Kenya’s leading telecommunication company Safaricom has launched a new music streaming service, Songa by Safaricom. The service works by users installing the Songa mobile app, and to have access to the over two million songs – both local and intentional content – the user will have to choose between different packages of daily access at Ksh. 25 ($0.25), weekly at Ksh 150 ($1.5) and a monthly at Ksh 499 ($5).
Safaricom as a brand has made a name in delivery top notch products. Be it mobile data internet connection, TV-box with an internet connection and just about every other service the company rolls out is top notch. However, there is always a competition, which though might not necessarily deliver the top-notch grade products, it is still much more affordable than the Safaricom product.
Such is the case with Songa by Safaricom. Kenyan users now have a choice between the free streaming services like YouTube, Mdundo, Jango, and Songa by Safaricom. Note you will only need mobile data to stream music from YouTube, Mdundo, and the international service Jango. While with Songa, you will need both mobile data subscription (if free Wi-Fi is not a choice) and an additional subscription fee to stream the music.
Sure, Songa appeals better because of the fact it has plenty of local content, but so do Mdundo, and with a little effort on your part, you can get local content from YouTube as well. Speaking of local content, Mdundo markets itself as your one-stop-shop for all African music, and currently the service is free of charge.

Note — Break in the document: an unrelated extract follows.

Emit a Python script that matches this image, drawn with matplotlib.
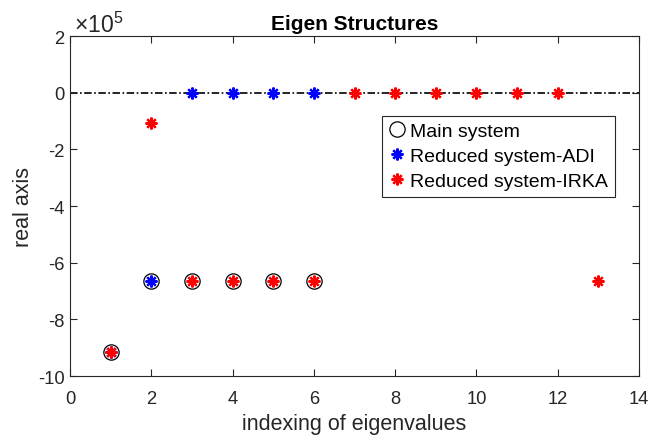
import numpy as np
import matplotlib
matplotlib.use('Agg')
import matplotlib.pyplot as plt
from matplotlib.ticker import FuncFormatter

plt.rcParams['font.family'] = ['Liberation Sans', 'DejaVu Sans']
plt.rcParams['mathtext.fontset'] = 'custom'
plt.rcParams['mathtext.rm'] = 'Liberation Sans'
plt.rcParams['axes.unicode_minus'] = False

# eigenvalue real parts, by index
main_idx = [1, 2, 3, 4, 5, 6]
main_eig = [-9.17e5, -6.65e5, -6.65e5, -6.65e5, -6.65e5, -6.65e5]

adi_idx = [1, 2, 3, 4, 5, 6]
adi_eig = [-9.17e5, -6.65e5, 0.0, 0.0, 0.0, 0.0]

irka_idx = [1, 2, 3, 4, 5, 6, 7, 8, 9, 10, 11, 12, 13]
irka_eig = [-9.17e5, -1.07e5, -6.65e5, -6.65e5, -6.65e5, -6.65e5,
            0.0, 0.0, 0.0, 0.0, 0.0, 0.0, -6.65e5]

zero_level = 0.0
y_scale = 1e5

axc = '#262626'
star = (8, 2, 0)

fig = plt.figure(figsize=(6.62, 4.39), dpi=100)
ax = fig.add_axes([0.1057, 0.1412, 0.8596, 0.7745])

ax.axhline(zero_level, color='k', ls=(0, (4.5, 1.5, 1, 1.5)), lw=1.2, zorder=1)
ax.plot(main_idx, main_eig, ls='none', marker='o', ms=11, mfc='none',
        mec='k', mew=0.9, label='Main system')
ax.plot(adi_idx, adi_eig, ls='none', marker=star, ms=8.5, mec='b', mew=1.6,
        label='Reduced system-ADI')
ax.plot(irka_idx, irka_eig, ls='none', marker=star, ms=8.5, mec='r', mew=1.6,
        label='Reduced system-IRKA')

ax.set_xlim(0, 14)
ax.set_ylim(-10e5, 2e5)
ax.set_xticks(np.arange(0, 15, 2))
ax.set_yticks(np.arange(-10e5, 2.1e5, 2e5))
ax.yaxis.set_major_formatter(FuncFormatter(lambda v, p: '%g' % round(v / y_scale, 6)))
ax.text(0.007, 1.012, r'$\times10^{5}$', transform=ax.transAxes, fontsize=16.5,
        color=axc, ha='left', va='baseline')

ax.tick_params(direction='in', top=True, right=True, length=5, width=0.8,
               colors=axc, labelsize=13.2, labelcolor=axc)
ax.tick_params(axis='x', pad=10)
ax.tick_params(axis='y', pad=4)
for s in ax.spines.values():
    s.set_color(axc)
    s.set_linewidth(0.8)

ax.set_title('Eigen Structures', fontsize=15, fontweight='bold', pad=5)
ax.set_xlabel('indexing of eigenvalues', fontsize=15.5, color=axc)
ax.set_ylabel('real axis', fontsize=15.5, color=axc)
ax.xaxis.set_label_coords(0.5, -0.108)
ax.yaxis.set_label_coords(-0.063, 0.5)

leg = ax.legend(loc='upper left', bbox_to_anchor=(0.548, 0.766), fontsize=14,
                fancybox=False, framealpha=1, edgecolor=axc,
                borderpad=0.35, labelspacing=0.38, handlelength=0.9,
                handletextpad=0.2, borderaxespad=0)
leg.get_frame().set_linewidth(0.8)

fig.savefig('out.png', dpi=100)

Then remember that last November, Mdundo entered into a partnership that will see it distribute Warner Music content to its over two million active users monthly.
Just comparing Songa and Mdundo side-by-side, the Kenyan user might be inclined to use the latter as it is not just free of charge, but also has a wider choice in terms of music; both Kenyan, African in general and international. Though industry experts are not of the opinion that the premium fee to access Songa will affect its growth in the market.
Folks at iHub for one, don’t think payment will be much of an issue for the listeners, especially since the fee will be automatically deducted from the user’s airtime. Thus there will be no payment friction as compared to other international services, which require the user to load up their credit card.
“The biggest advantage they have with Songa app is payments since Kenyans have still gotten local content from other apps like Deezer, which offer you free tunes but has limitations, as you can’t download an album unless you pay up and have to use banking solutions to transact,” said Michael Wambua from iHub marketing during an interview with ITWeb Africa.
His counterpart, Kennedy Kirui, the iHub Software Consulting Director added: “Safaricom getting into music streaming business is definitely an interesting move. They have the capacity to pull it off. From my perspective, the biggest challenge will be how they will create the infrastructure to deliver a smooth service to mimic giants like Spotify.”